Indeed, the key role of Christian schools in the life of the CRC is appreciated less and less. Pastors do not single them out in congregational prayers as they once did, elders rarely visit families who chose public education for their children, and many congregations are unwilling to fund tuition costs for member families. Synod 2003 shocked its own study committee by refusing to give Christian education its unqualified support and endorsement.

Richard Blauw got it exactly right in his comments on Synod in the September 2003 issue of Outlook:

If the church and the covenant community were to survive and flourish it needed to begin with our families training covenant children in the way they should go… Studies have shown that if a church simply manages to keep its own children it will grow (25-30% in a decade.)

Blauw notes that CRC leaders rate such internal growth as less desirable than external growth through evangelism. “Money spent on Christian schools is money spent on ‘ourselves’” which actually impedes “true evangelism.” I agree with Blauw.

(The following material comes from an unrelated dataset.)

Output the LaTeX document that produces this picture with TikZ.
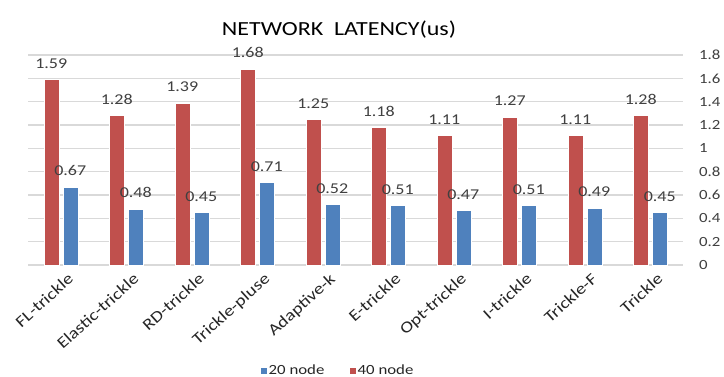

Evangelism has to begin at home. God has no grandchildren; every generation must own the covenant for themselves. And historical evidence, as I noted at the outset, shows that money spent on training covenant youth in Christian schools bears much fruit in families and in the church.

The CRC in Chicago looks more and more like the RCA. The wooden shoes were burned in the 1980s and the ethnic glue is weaker with every passing generation. The CRC has closed the generational lag with the RCA and given away its advantage. The three-legged stool is wobbling. My prayer is that Reformed Christians will learn their history anew and hold on to the institutions, beliefs, and values that sustained them for more than a hundred years.